L’esultanza dopo la vittoria a Barcellona nel 2010 (Keystone)
Solamente tre anni più tardi – quando avrebbe spento le 12 candeline, se solo qualcuno gli avesse preparato una torta – gli fu concesso di frequentare una scuola. Ma l’inglese lo sapeva poco e male: "Ero un emarginato, stavo sempre solo. Non avevo amici, nessuno con cui parlare". La svolta arriva quando – due anni più tardi – viene finalmente affidato a un’altra famiglia, di origine somala. "Lì mi sono sentito finalmente a casa. E anche a scuola è cambiato tutto, perché gli insegnanti si sono accorti che correvo più veloce di tutti. Insomma, mi ha salvato la corsa".
Ma Farah non è solo bravo a correre, è il più bravo. Nel 2001, a 18 anni, vince i 5mila metri negli Europei juniores e non si ferma più. La vita diventa normale, quella di un atleta professionista che gira il mondo, guadagna abbastanza da permettersi una vita agiata, si innamora e poi si sposa, nel 2010, lo stesso anno in cui vince i suoi primi Europei, a Barcellona: una doppietta sui 5 e 10mila metri. Non sarà l’ultima.
L’anno dopo diventa per la prima volta campione del mondo, a Taegu, in Corea del Sud, nei 5mila metri (nei 10mila dovrà accontentarsi dell’argento). Arriva ai Giochi di Londra 2012 da favorito: la sua è una storia di integrazione: un rifugiato. Elegante, sorridente, disponibile: è il volto perfetto per diventare uno spot dell’integrazione. Ma solo lui sa quello che ha passato. Vince, stravince, sia sui 5 che sui 10 mila metri. Diventa uno dei nomi più importanti dell’atletica leggera. Eppure il nome non è il suo. Riceve anche l’onorificenza di Sir, come i Beatles, come Sean Connery, Alfred Hitchcock e Conan Doyle. Farà il bis olimpico nel 2016 a Rio.

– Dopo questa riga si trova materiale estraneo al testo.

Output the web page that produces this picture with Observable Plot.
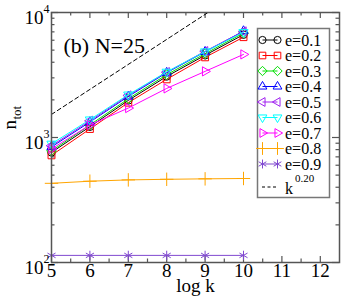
<!DOCTYPE html>
<html><head><meta charset="utf-8">
<script src="https://cdn.jsdelivr.net/npm/d3@7"></script>
<script src="https://cdn.jsdelivr.net/npm/@observablehq/plot@0.6"></script>
<style>body{margin:0;background:#fff}#chart{width:341px;height:303px}</style>
</head><body><div id="chart"></div>
<script>
const logK = [5, 6, 7, 8, 9, 10];
const seriesNames = ["e=0.1","e=0.2","e=0.3","e=0.4","e=0.5","e=0.6","e=0.7","e=0.8","e=0.9"];
const e01 = [760, 1220, 1980, 3080, 4550, 6650];
const e02 = [720, 1170, 1900, 2920, 4380, 6350];
const e03 = [780, 1260, 2040, 3180, 4680, 6850];
const e04 = [840, 1330, 2130, 3300, 4850, 7100];
const e05 = [860, 1360, 2170, 3330, 4900, 7050];
const e06 = [890, 1390, 2200, 3350, 4870, 6950];
const e07 = [810, 1260, 1720, 2470, 3380, 4620];
const e08 = [430, 447, 458, 463, 467, 470];
const e09 = [114, 114, 114, 114, 114, 114];
const seriesValues = [e01, e02, e03, e04, e05, e06, e07, e08, e09];
const colors = ["#000000","#ff0000","#00e000","#0000ff","#a020f0","#00ffff","#ff00ff","#ffa500","#8048d0"];
const symbols = ["circle","square2","diamond2","triangle2","triangle2","triangle2","triangle2","plus","asterisk"];
const rotations = [0, 0, 0, 0, -90, 180, 90, 0, 0];
const refLabel = "0.20";
const refX = [5, 10];
const refY = [1530, 15300];
const xMajor = [5, 6, 7, 8, 9, 10, 11, 12];
const xMinor = [5.5, 6.5, 7.5, 8.5, 9.5, 10.5, 11.5];
const yMajor = [100, 1000, 10000];
const yMinor = [200,300,400,500,600,700,800,900,2000,3000,4000,5000,6000,7000,8000,9000];

const W = 341, H = 303, mL = 51, mR = 2, mT = 12, mB = 41;
const fw = W - mL - mR, fh = H - mT - mB;
const axisColor = "#555";
const serif = "'Liberation Serif','Times New Roman',serif";

const marks = [];
marks.push(Plot.ruleX(xMajor, {x: d => d, insetTop: fh - 6, stroke: axisColor, strokeWidth: 1.2}));
marks.push(Plot.ruleX(xMajor, {x: d => d, insetBottom: fh - 6, stroke: axisColor, strokeWidth: 1.2}));
marks.push(Plot.ruleX(xMinor, {x: d => d, insetTop: fh - 3.5, stroke: axisColor, strokeWidth: 1.2}));
marks.push(Plot.ruleX(xMinor, {x: d => d, insetBottom: fh - 3.5, stroke: axisColor, strokeWidth: 1.2}));
marks.push(Plot.ruleY(yMajor, {y: d => d, insetRight: fw - 7, stroke: axisColor, strokeWidth: 1.2}));
marks.push(Plot.ruleY(yMajor, {y: d => d, insetLeft: fw - 7, stroke: axisColor, strokeWidth: 1.2}));
marks.push(Plot.ruleY(yMinor, {y: d => d, insetRight: fw - 3.5, stroke: axisColor, strokeWidth: 1.2}));
marks.push(Plot.ruleY(yMinor, {y: d => d, insetLeft: fw - 3.5, stroke: axisColor, strokeWidth: 1.2}));

const refRows = refX.map((x, i) => ({k: x, n: refY[i]}));
marks.push(Plot.line(refRows, {x: "k", y: "n", stroke: "black", strokeWidth: 1, strokeDasharray: "4,3", clip: true}));

seriesValues.forEach((vals, i) => {
  const rows = vals.map((v, j) => ({k: logK[j], n: v}));
  marks.push(Plot.line(rows, {x: "k", y: "n", stroke: colors[i], strokeWidth: 1}));
  marks.push(Plot.dot(rows, {x: "k", y: "n", symbol: symbols[i], r: symbols[i] === "circle" ? 3.8 : 4.4, rotate: rotations[i], stroke: colors[i], fill: "none", strokeWidth: 1}));
});

marks.push(Plot.frame({stroke: axisColor, strokeWidth: 1.5}));

marks.push(Plot.text(xMajor, {x: d => d, text: d => String(d), frameAnchor: "bottom", dy: 14, fontSize: 19, fill: "black"}));
marks.push(Plot.text(yMajor, {y: d => d, text: () => "10", frameAnchor: "left", textAnchor: "end", dx: -8, dy: 5, fontSize: 19, fill: "black"}));
marks.push(Plot.text(yMajor, {y: d => d, text: d => String(Math.round(Math.log10(d))), frameAnchor: "left", textAnchor: "start", dx: -8, dy: -3, fontSize: 12, fill: "black"}));
marks.push(Plot.text(["log k"], {text: d => d, frameAnchor: "bottom", dy: 29, fontSize: 19, fill: "black"}));
marks.push(Plot.text(["n"], {text: d => d, frameAnchor: "left", rotate: -90, textAnchor: "start", dx: -42, dy: -8, fontSize: 19, fill: "black"}));
marks.push(Plot.text(["tot"], {text: d => d, frameAnchor: "left", rotate: -90, textAnchor: "start", dx: -35, dy: -18, fontSize: 13, fill: "black"}));
marks.push(Plot.text(["(b) N=25"], {text: d => d, frameAnchor: "top-left", textAnchor: "start", dx: 12, dy: 25, fontSize: 22, fill: "black"}));

const plot = Plot.plot({
  width: W, height: H,
  marginLeft: mL, marginRight: mR, marginTop: mT, marginBottom: mB,
  x: {domain: [5, 12.5], axis: null},
  y: {type: "log", domain: [100, 10000], axis: null},
  style: {fontFamily: serif, background: "white", overflow: "visible"},
  marks
});

const svg = d3.select(plot);
const g = svg.append("g").attr("font-family", serif).attr("text-anchor", "start");
g.append("rect").attr("x", 257.5).attr("y", 28.5).attr("width", 72).attr("height", 169)
  .attr("fill", "white").attr("stroke", "#777").attr("stroke-width", 1.5);
const symMap = {circle: d3.symbolCircle, square2: d3.symbolSquare2, diamond2: d3.symbolDiamond2, triangle2: d3.symbolTriangle2, plus: d3.symbolPlus, asterisk: d3.symbolAsterisk};
seriesNames.forEach((name, i) => {
  const cy = 40 + i * 15.5;
  g.append("line").attr("x1", 262.5).attr("x2", 277.5).attr("y1", cy).attr("y2", cy).attr("stroke", colors[i]);
  const r = symbols[i] === "circle" ? 3.6 : 4.2;
  const p = d3.symbol(symMap[symbols[i]], Math.PI * r * r)();
  [262.5, 277.5].forEach(x => {
    g.append("path").attr("d", p).attr("transform", `translate(${x},${cy}) rotate(${rotations[i]})`)
      .attr("fill", "none").attr("stroke", colors[i]);
  });
  g.append("text").attr("x", 285).attr("y", cy + 5.5).attr("font-size", 16).attr("text-anchor", "start").text(name);
});
g.append("line").attr("x1", 262).attr("x2", 277).attr("y1", 187).attr("y2", 187).attr("stroke", "black").attr("stroke-dasharray", "3,2.5");
g.append("text").attr("x", 285).attr("y", 194).attr("font-size", 16).attr("text-anchor", "start").text("k");
g.append("text").attr("x", 295).attr("y", 182).attr("font-size", 11).attr("text-anchor", "start").text(refLabel);

document.getElementById("chart").append(plot);
</script></body></html>
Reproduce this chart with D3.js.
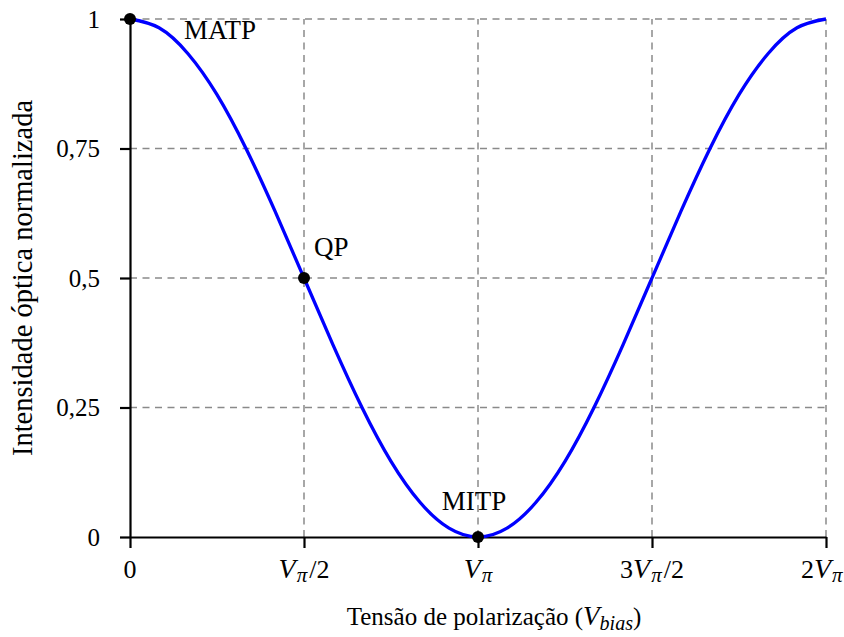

Nel frattempo, tramite alcune donne della comunità somala londinese ritrova la madre.
Con la moglie dopo aver ricevuto il titolo di baronetto a Buckingham Palace (Keystone)
I tabloid inglesi, che cercano il torbido anche in una storia già abbastanza infangata come la sua, dicono che ora – in seguito alla sue rivelazioni – potrebbe perdere il titolo e anche la cittadinanza britannica. Ovviamente non sarà così, per mille motivi (in primis è davvero lo sportivo sia più famoso che amato del Regno, nettamente davanti al tennista Andy Murray e al tuffatore Tom Daley). Motivo? Avrebbe mentito sulla sua identità: aveva 9 anni, era diventato il domestico di una famiglia che avrebbe potuto annichilirlo. Lui lo dice, mostrando di voler mettersi in testa al gruppo, questa volta non fatto di avversari, ma di bambini ed ex bambini che hanno vissuto la sua stessa esperienza: "La differenza tra me e le persone che hanno fatto il mio stesso percorso è stata che io sapevo correre. Altri sono stati meno fortunati. So di aver preso il posto di qualcun altro, mi chiedo spesso che fine abbia fatto il vero Mo Farah".